Gaddy stressed the importance of religious liberty to the gay rights movement. He said the one thing that can unite conservative Baptists and religious liberals is that "they do not want the government regulating their wedding ceremonies or telling their houses of worship who they can marry." He saw that as a potentially winning strategy.

Robinson said the easy answer to what motivates much of the opposition to equality for gays is fear, "and perfect love casts out fear." But he also tied it to patriarchy; that straight white males have for so long dominated society that they fear losing more. "None of us wants to give up the privilege we have," he said.

Gaddy said that religion "has never done well with sex, we don't know what to do with it." He said, "People who know better" have exploited it for political purposes.

Simmons said the problem was exacerbated by Democrats "who paid no attention to moral issues" and allowed the religious right to frame the debate. "Poverty is a moral issue, whether or not people have jobs" is a moral issue. "There were voices in the African American community who knew that this happened but they did not want to say they support the rights of gay people."

Marriage

"The notion that my love for my partner somehow undermines somebody else's marriage is just pure idiocy," Robinson said.

Drawing upon his own recent experience in a residential program for alcohol abuse, he added, "If the people really want to protect marriage in this country, they should be putting money into treatment centers for alcohol because that is what is undermining marriage."

"In this country, unlike some others, we have put together the sacred and secular. Clergy act as agents of the state in solemnizing marriage. In our minds, the two have become inextricably linked. As clergy, we need to begin to separate civil rights from religious rites," Robinson said.
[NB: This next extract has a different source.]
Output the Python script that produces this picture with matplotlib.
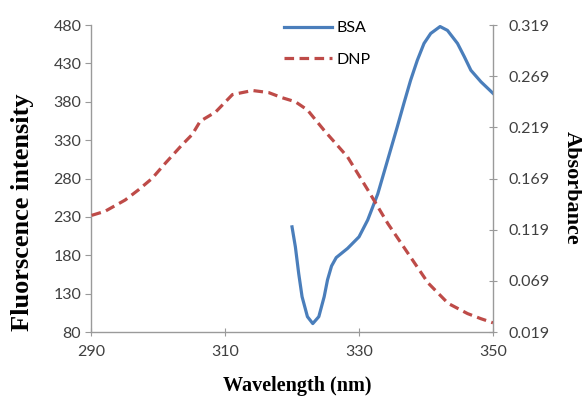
import matplotlib.pyplot as plt

# BSA fluorescence (left axis)
bsa_wl = [320.0, 320.5, 321.0, 321.5, 322.3, 323.1, 324.0, 324.8, 325.3, 325.9, 326.6, 328.3, 330.0,
          331.3, 332.8, 333.8, 334.7, 335.7, 336.7, 337.7, 338.7, 339.7, 340.7, 342.1, 343.2,
          344.7, 345.7, 346.7, 348.2, 350.0]
bsa_int = [217, 191, 156, 126, 100, 91, 100, 126, 148, 166, 177, 189, 204,
           226, 260, 290, 317, 347, 378, 408, 434, 456, 469, 478, 473,
           456, 439, 421, 406, 391]

# DNP absorbance (right axis)
dnp_wl = [290.1, 292.1, 295.1, 297.1, 299.1, 301.1, 303.6, 305.1, 306.3, 308.6, 311.1, 314.1,
          316.5, 318.5, 320.5, 322.3, 324.8, 328.3, 331.3, 334.3, 337.3, 340.3, 343.3, 346.2,
          348.2, 350.0]
dnp_abs = [0.133, 0.137, 0.148, 0.158, 0.169, 0.184, 0.202, 0.212, 0.225, 0.234, 0.251, 0.255,
           0.253, 0.248, 0.244, 0.236, 0.216, 0.190, 0.158, 0.125, 0.096, 0.067, 0.047, 0.037,
           0.032, 0.028]

left_ticks = [80, 130, 180, 230, 280, 330, 380, 430, 480]
right_ticks = [0.019, 0.069, 0.119, 0.169, 0.219, 0.269, 0.319]
x_ticks = [290, 310, 330, 350]

grey = '#9a9a9a'
txt = '#404040'

fig = plt.figure(figsize=(5.82, 3.97), dpi=100)
ax = fig.add_axes([0.1564, 0.1637, 0.6907, 0.7733])
ax2 = ax.twinx()

ax.plot(bsa_wl, bsa_int, color='#4a7ebb', lw=2.3, label='BSA', solid_joinstyle='round')
ax2.plot(dnp_wl, dnp_abs, color='#be4b48', lw=2.3, ls=(0, (3, 1.7)), label='DNP')

ax.set_xlim(290, 350)
ax.set_ylim(80, 480)
ax2.set_ylim(0.019, 0.319)
ax.set_xticks(x_ticks)
ax.set_yticks(left_ticks)
ax2.set_yticks(right_ticks)
ax2.set_yticklabels(['%.3f' % v for v in right_ticks])

for a in (ax, ax2):
    for s in a.spines.values():
        s.set_visible(False)
ax.spines['left'].set_visible(True)
ax.spines['bottom'].set_visible(True)
ax2.spines['right'].set_visible(True)
for s in (ax.spines['left'], ax.spines['bottom'], ax2.spines['right']):
    s.set_color(grey)
    s.set_linewidth(1.0)

tick_font = 'Lato'
ax.tick_params(axis='y', direction='out', length=4, color=grey, pad=3, labelsize=11.5, labelcolor=txt)
ax.tick_params(axis='x', direction='inout', length=6, color=grey, pad=6, labelsize=11.5, labelcolor=txt)
ax2.tick_params(axis='y', direction='inout', length=6, color=grey, pad=8, labelsize=11.5, labelcolor=txt)
for lab in ax.get_xticklabels() + ax.get_yticklabels() + ax2.get_yticklabels():
    lab.set_fontfamily(tick_font)

ax.set_xlabel('Wavelength (nm)', family='Liberation Serif', weight='bold', fontsize=14.5)
ax.set_ylabel('Fluorscence intensity', family='Liberation Serif', weight='bold', fontsize=19)
ax2.set_ylabel('Absorbance', family='Liberation Serif', weight='bold', fontsize=16, rotation=270)
ax.xaxis.set_label_coords(0.514, -0.143)
ax.yaxis.set_label_coords(-0.142, 0.391)
ax2.yaxis.set_label_coords(1.222, 0.469)

h1, l1 = ax.get_legend_handles_labels()
h2, l2 = ax2.get_legend_handles_labels()
ax.legend(h1 + h2, l1 + l2, loc='upper left', bbox_to_anchor=(0.445, 1.06), frameon=False,
          handlelength=3.0, handletextpad=0.3, labelspacing=1.1,
          prop={'family': tick_font, 'size': 11.5})

fig.savefig('out.png', dpi=100)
"I'm not sure that we shouldn't stop doing marriages. We ought to do what churches do, which is bless those marriages. Until we start separating that out, I'm not sure that our people are going to separate them in our mind."

Simmons echoed that, "It is the only way this issue is winnable over religious people. That was the only way the issue of slavery was winnable over religious people. History will show you that this country would still be practicing slavery had it been left up to religious people.
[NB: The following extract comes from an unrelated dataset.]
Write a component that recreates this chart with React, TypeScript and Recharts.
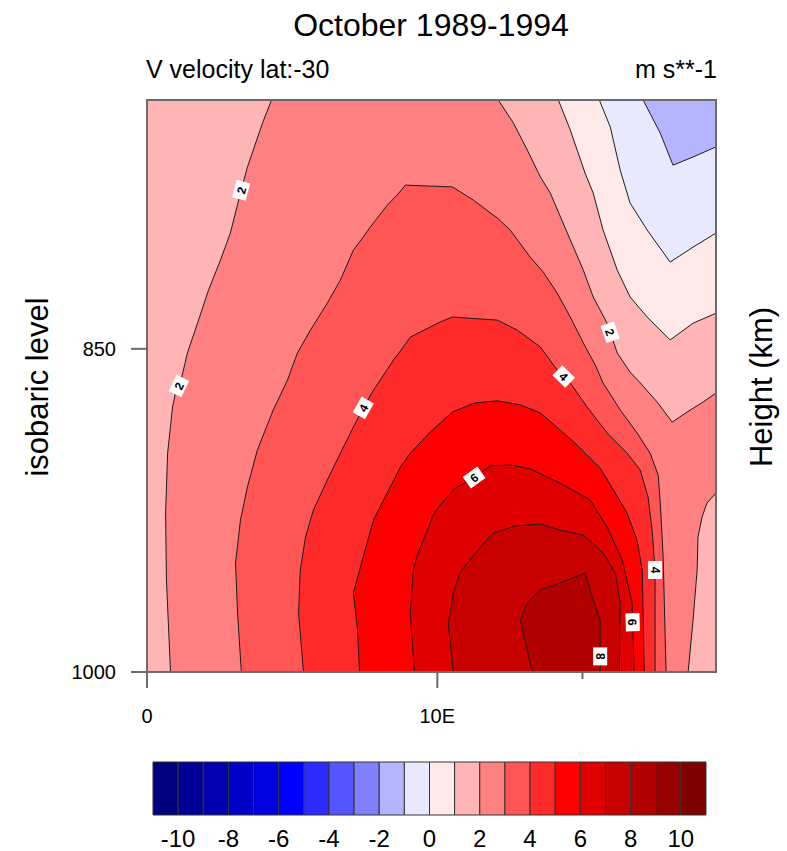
import React from 'react';
import { ScatterChart, Scatter, XAxis, YAxis, ReferenceArea } from 'recharts';

type Pair = [number, number]; // [longitude (deg E), pressure (hPa)]

const font = "'Liberation Sans', Arial, Helvetica, sans-serif";
const frameColor = '#6b6b6b';
const lineColor = '#1c1c1c';

// colour table: one colour per interval, levels -10..10 step 1
const levels = [-10, -9, -8, -7, -6, -5, -4, -3, -2, -1, 0, 1, 2, 3, 4, 5, 6, 7, 8, 9, 10];
const fillColors = [
  '#00007f', '#000098', '#0000b0', '#0000c8', '#0000e0', '#0000ff', '#2b2bff', '#5555ff',
  '#8080ff', '#b5b5ff', '#e8e8ff', '#ffe8e8', '#ffb5b5', '#ff8080', '#ff5555', '#ff2b2b',
  '#ff0000', '#e00000', '#c80000', '#b00000', '#980000', '#7f0000',
];
const colorbarTicks = [-10, -8, -6, -4, -2, 0, 2, 4, 6, 8, 10];

const lonRange: Pair = [0, 19.6];
const presRange: Pair = [750, 1000];
const lonTicks = [0, 10, 15];
const lonTickLabels: Record<number, string> = { 0: '0', 10: '10E' };
const presTicks = [850, 1000];

// plot corners (domain limits)
const frameCorners: Pair[] = [[0, 750], [19.6, 750], [19.6, 1000], [0, 1000]];
const cornerTopRight: Pair[] = [[19.6, 750]];

// contour lines
const c2West: Pair[] = [
  [0.81, 1000], [0.67, 954.8], [0.64, 923.2], [0.71, 895.8], [0.88, 875.2], [0.98, 869.1],
  [1.15, 864.7], [1.39, 851.8], [1.74, 839.1], [2.12, 825.2], [2.53, 812.9], [2.87, 801.9],
  [3.22, 785.9], [3.46, 775.7], [3.98, 758.7], [4.29, 750],
];
const c2East: Pair[] = [
  [12.1, 750], [12.62, 758.7], [13.1, 769.1], [13.55, 779.6], [13.89, 785.9], [14.48, 801.9],
  [15.03, 817.0], [15.37, 828.1], [15.85, 839.1], [16.2, 851.8], [16.64, 860.0], [16.99, 864.7],
  [17.57, 873.0], [18.09, 881.9], [18.61, 877.4], [19.16, 873.0], [19.6, 869.1],
];
const c2SouthEast: Pair[] = [
  [19.6, 913.9], [19.29, 918.5], [19.12, 925.0], [18.98, 934.4], [18.95, 950.0], [18.81, 974.2],
  [18.64, 1000],
];
const c3: Pair[] = [
  [3.25, 1000], [3.12, 970.8], [3.05, 946.6], [3.22, 926.4], [3.46, 911.1], [3.8, 894.4],
  [4.35, 876.5], [4.84, 863.4], [5.18, 851.8], [5.63, 842.0], [6.21, 830.7], [6.66, 821.1],
  [7.11, 808.8], [7.45, 803.5], [7.69, 799.5], [8.28, 790.7], [8.62, 786.7], [8.9, 782.8],
  [9.76, 783.2], [10.52, 783.5], [11.24, 788.7], [12.07, 795.9], [12.51, 800.7], [13.2, 811.7],
  [13.65, 817.8], [14.13, 826.5], [14.58, 836.5], [15.03, 847.5], [15.44, 856.9], [15.71, 864.7],
  [16.3, 876.5], [16.88, 886.7], [17.33, 895.8], [17.61, 905.7], [17.68, 918.5], [17.78, 943.8],
  [17.88, 1000],
];
const c4: Pair[] = [
  [5.39, 1000], [5.22, 970.8], [5.28, 950.0], [5.46, 934.4], [5.73, 921.8], [6.21, 908.0],
  [6.66, 895.8], [7.11, 884.1], [7.45, 875.6], [7.8, 867.8], [8.04, 863.4], [8.49, 854.8],
  [8.83, 849.2], [9.07, 845.0], [10.1, 838.6], [10.52, 836.5], [12.07, 837.8], [12.75, 842.0],
  [13.55, 849.2], [14.13, 859.1], [14.58, 864.7], [15.16, 875.2], [15.85, 886.7], [16.54, 895.8],
  [16.99, 903.4], [17.26, 915.7], [17.4, 931.1], [17.5, 950.0], [17.5, 1000],
];
const c5: Pair[] = [
  [7.32, 1000], [7.25, 979.1], [7.11, 961.0], [7.35, 948.6], [7.8, 926.4], [8.38, 911.1],
  [8.73, 902.0], [9.07, 895.8], [9.76, 886.3], [10.52, 877.4], [11.31, 873.4], [12.07, 872.5],
  [12.86, 874.3], [13.55, 877.8], [14.23, 885.4], [14.75, 891.3], [15.61, 902.5], [16.13, 913.9],
  [16.54, 923.2], [16.88, 935.8], [17.06, 950.0], [17.13, 1000],
];
const c6: Pair[] = [
  [9.21, 1000], [9.07, 970.8], [9.17, 950.0], [9.31, 942.9], [9.66, 931.1], [9.86, 924.1],
  [10.1, 919.4], [10.62, 911.6], [11.24, 907.1], [11.82, 901.6], [12.51, 901.1], [13.2, 902.9],
  [14.23, 909.4], [15.27, 917.1], [15.85, 929.7], [16.37, 945.2], [16.71, 965.8], [16.78, 1000],
];
const c7: Pair[] = [
  [10.55, 1000], [10.38, 976.6], [10.55, 961.0], [10.79, 951.0], [11.31, 941.9], [11.93, 932.5],
  [12.69, 929.2], [13.55, 928.3], [14.23, 931.1], [15.03, 933.5], [15.71, 941.9], [16.13, 951.4],
  [16.3, 965.8], [16.27, 1000],
];
const c8: Pair[] = [
  [13.27, 1000], [12.86, 974.2], [13.1, 965.8], [13.55, 959.6], [14.23, 956.2], [15.09, 951.4],
  [15.37, 964.4], [15.61, 974.2], [15.61, 1000],
];
const c1: Pair[] = [
  [14.17, 750], [14.58, 761.4], [15.09, 778.1], [15.37, 785.9], [15.71, 800.7], [16.2, 817.0],
  [16.64, 828.1], [17.23, 836.5], [18.02, 846.2], [18.81, 839.1], [19.6, 834.9],
];
const c0: Pair[] = [
  [15.58, 750], [15.96, 760.3], [16.3, 776.9], [16.64, 789.9], [17.23, 800.7], [18.02, 813.7],
  [18.81, 807.6], [19.6, 801.9],
];
const cNeg1: Pair[] = [
  [17.09, 750], [17.68, 762.6], [18.12, 775.0], [18.81, 771.8], [19.6, 767.9],
];

const contours: Record<string, Pair[]> = { c2West, c2East, c2SouthEast, c3, c4, c5, c6, c7, c8, c1, c0, cNeg1 };

// filled regions: value >= level (above) or value <= level (below)
const bands = [
  { level: 2, above: true, lines: ['c2West', 'c2East', 'c2SouthEast'] },
  { level: 3, above: true, lines: ['c3'] },
  { level: 4, above: true, lines: ['c4'] },
  { level: 5, above: true, lines: ['c5'] },
  { level: 6, above: true, lines: ['c6'] },
  { level: 7, above: true, lines: ['c7'] },
  { level: 8, above: true, lines: ['c8'] },
  { level: 1, above: false, lines: ['c1'] },
  { level: 0, above: false, lines: ['c0'] },
  { level: -1, above: false, lines: ['cNeg1'] },
];
const backgroundLevel = 1; // interval 1..2 fills the rest

// contour labels: which line, which segment, how far along it
const contourLabels = [
  { line: 'c2West', seg: 12, t: 0.1, text: '2' },
  { line: 'c2West', seg: 5, t: 0.7, text: '2' },
  { line: 'c2East', seg: 8, t: 0.3, text: '2' },
  { line: 'c4', seg: 8, t: 0, text: '4' },
  { line: 'c4', seg: 19, t: 0.5, text: '4' },
  { line: 'c4', seg: 27, t: 0, text: '4' },
  { line: 'c6', seg: 8, t: 0.05, text: '6' },
  { line: 'c6', seg: 16, t: 0.28, text: '6' },
  { line: 'c8', seg: 7, t: 0.7, text: '8' },
];

const toPoints = (pairs: Pair[]) => pairs.map(([lon, p]) => ({ lon, p }));
const colorIndex = (level: number) => levels.indexOf(level) + 1; // interval [level, level+1]

type XY = { x: number; y: number };
const pathOf = (pts: XY[], close: boolean) =>
  pts.map((q, i) => `${i ? 'L' : 'M'}${q.x},${q.y}`).join('') + (close ? 'Z' : '');

const NoDot = () => <g />;

const fillLine = (color: string) => (props: any) => (
  <path d={pathOf(props.points, true)} fill={color} stroke="none" />
);

const strokeLine = (name: string) => (props: any) => {
  const pts: XY[] = props.points;
  const labels = contourLabels
    .filter((l) => l.line === name)
    .map((l, i) => {
      const a = pts[l.seg];
      const b = pts[l.seg + 1];
      const x = a.x + (b.x - a.x) * l.t;
      const y = a.y + (b.y - a.y) * l.t;
      let ang = (Math.atan2(b.y - a.y, b.x - a.x) * 180) / Math.PI;
      if (ang > 90) ang -= 180;
      if (ang < -90) ang += 180;
      return (
        <g key={i} transform={`translate(${x},${y}) rotate(${ang})`}>
          <rect x={-9} y={-7} width={18} height={14} fill="#fff" />
          <text y={4.5} textAnchor="middle" fontSize={12} fontWeight={700} fontFamily={font} fill="#000">
            {l.text}
          </text>
        </g>
      );
    });
  return (
    <g>
      <path d={pathOf(pts, false)} fill="none" stroke={lineColor} strokeWidth={1} />
      {labels}
    </g>
  );
};

const frameLine = (props: any) => (
  <path d={pathOf(props.points, true)} fill="none" stroke={frameColor} strokeWidth={2} />
);

const BottomTick = (props: any) => {
  const { x, y, payload } = props;
  const label = lonTickLabels[payload.value];
  const major = label !== undefined;
  return (
    <g>
      <line x1={x} x2={x} y1={y} y2={y + (major ? 16 : 7)} stroke={frameColor} strokeWidth={2} />
      {major && (
        <text x={x} y={y + 51} textAnchor="middle" fontSize={20} fontFamily={font} fill="#000">
          {label}
        </text>
      )}
    </g>
  );
};

const TopTick = (props: any) => {
  const { x, y, payload } = props;
  const major = lonTickLabels[payload.value] !== undefined;
  return <line x1={x} x2={x} y1={y} y2={y - (major ? 13 : 7)} stroke={frameColor} strokeWidth={2} />;
};

const LeftTick = (props: any) => {
  const { x, y, payload } = props;
  return (
    <g>
      <line x1={x} x2={x - 16} y1={y} y2={y} stroke={frameColor} strokeWidth={2} />
      <text x={x - 31} y={y + 7} textAnchor="end" fontSize={20} fontFamily={font} fill="#000">
        {payload.value}
      </text>
    </g>
  );
};

const colorbarBoxes = fillColors.map((color, i) => ({
  from: i === 0 ? levels[0] - 1 : levels[i - 1],
  to: i === levels.length ? levels[levels.length - 1] + 1 : levels[i],
  color,
}));

export default function App() {
  const axisLine = { stroke: frameColor, strokeWidth: 2 };
  return (
    <div style={{ position: 'absolute', left: 0, top: 0, width: 787, height: 851, background: '#fff' }}>
      <div style={{ position: 'absolute', left: 0, top: 0 }}>
        <ScatterChart width={787} height={740} margin={{ top: 88, right: 59, bottom: 28, left: 77 }}>
          <XAxis
            type="number"
            dataKey="lon"
            domain={lonRange}
            ticks={lonTicks}
            interval={0}
            height={40}
            tickSize={0}
            tickMargin={0}
            tickLine={false}
            axisLine={axisLine}
            tick={BottomTick}
          />
          <XAxis
            xAxisId="top"
            orientation="top"
            type="number"
            dataKey="lon"
            domain={lonRange}
            ticks={lonTicks}
            interval={0}
            height={12}
            tickSize={0}
            tickMargin={0}
            tickLine={false}
            axisLine={axisLine}
            tick={TopTick}
          />
          <YAxis
            type="number"
            dataKey="p"
            scale="log"
            domain={presRange}
            reversed
            ticks={presTicks}
            interval={0}
            width={70}
            tickSize={0}
            tickMargin={0}
            tickLine={false}
            axisLine={axisLine}
            tick={LeftTick}
          />
          <YAxis
            yAxisId="right"
            orientation="right"
            type="number"
            domain={[0, 1]}
            width={12}
            tick={false}
            tickLine={false}
            axisLine={axisLine}
          />
          <Scatter
            name="background"
            data={toPoints(frameCorners)}
            shape={NoDot}
            line={fillLine(fillColors[colorIndex(backgroundLevel)])}
            isAnimationActive={false}
          />
          {bands.map((b) => {
            const pairs = b.lines.flatMap((n) => contours[n]);
            const all = b.above ? pairs : [...pairs, ...cornerTopRight];
            const color = fillColors[b.above ? colorIndex(b.level) : colorIndex(b.level) - 1];
            return (
              <Scatter
                key={`band-${b.level}`}
                name={`band-${b.level}`}
                data={toPoints(all)}
                shape={NoDot}
                line={fillLine(color)}
                isAnimationActive={false}
              />
            );
          })}
          {Object.keys(contours).map((n) => (
            <Scatter
              key={`line-${n}`}
              name={n}
              data={toPoints(contours[n])}
              shape={NoDot}
              line={strokeLine(n)}
              isAnimationActive={false}
            />
          ))}
          <Scatter name="frame" data={toPoints(frameCorners)} shape={NoDot} line={frameLine} isAnimationActive={false} />
        </ScatterChart>
      </div>
      <div style={{ position: 'absolute', left: 0, top: 740 }}>
        <ScatterChart width={787} height={111} margin={{ top: 22, right: 81, bottom: 0, left: 153 }}>
          <XAxis
            type="number"
            dataKey="v"
            domain={[-11, 11]}
            ticks={colorbarTicks}
            interval={0}
            height={36}
            tickSize={0}
            tickMargin={15}
            tickLine={false}
            axisLine={false}
            tick={{ fontSize: 24, fill: '#000', fontFamily: font }}
          />
          <YAxis type="number" dataKey="w" domain={[0, 1]} hide width={0} />
          {colorbarBoxes.map((b, i) => (
            <ReferenceArea
              key={i}
              x1={b.from}
              x2={b.to}
              y1={0}
              y2={1}
              fill={b.color}
              fillOpacity={1}
              stroke="#333"
              strokeWidth={1}
            />
          ))}
          <Scatter
            data={colorbarBoxes.map((b) => ({ v: (b.from + b.to) / 2, w: 0.5 }))}
            shape={NoDot}
            isAnimationActive={false}
          />
        </ScatterChart>
      </div>
      <svg
        width={787}
        height={851}
        style={{ position: 'absolute', left: 0, top: 0, pointerEvents: 'none' }}
        fontFamily={font}
      >
        <text x={431} y={36} textAnchor="middle" fontSize={32} fill="#000">
          October 1989-1994
        </text>
        <text x={146} y={78} fontSize={25} fill="#000">
          V velocity lat:-30
        </text>
        <text x={717} y={78} textAnchor="end" fontSize={25} fill="#000">
          m s**-1
        </text>
        <text transform="translate(48,387) rotate(-90)" textAnchor="middle" fontSize={31} fill="#000">
          isobaric level
        </text>
        <text transform="translate(772,387) rotate(-90)" textAnchor="middle" fontSize={31} fill="#000">
          Height (km)
        </text>
      </svg>
    </div>
  );
}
"Instead, there were people who said, the law has to change. We wish you all felt it in your heart, but since you don't..." She encouraged dialogue but also practicality, "Don't waste a whole lot of time trying to convince people who you know are never going to change their mind and accept you."

Gaddy said, "At one point people thought that we out to change the nation by changing one individual at a time. But it takes too long. The civil rights movement found its initial success because laws changed. And laws changed because there was political leadership willing to take a position to let the nation be all that it promised to be.

"I am perfectly willing to live with people who are bigoted if the laws have changed enough to create a culture in which it is not acceptable to be bigoted," Gaddy said, "because we can live with that; we can't live with the idea that the laws have to support our bigotry."

1 comment:

Anonymous said...

So, if it was up to religious people there would still be slavery?? This guy doesn't have a grasp of history; the abolition movement came out of evangelical 19th century Christianity. The civil rights movement came out of the Black churches; equating the slavery issue with the gay movement and the Black civil rigths movement doesn't hold water because Race is a given but behaviour is not.

As for bishop Robinson, he said that alcoholism ruins marriage and he is right. I wonder if it was a factor in his own divorce.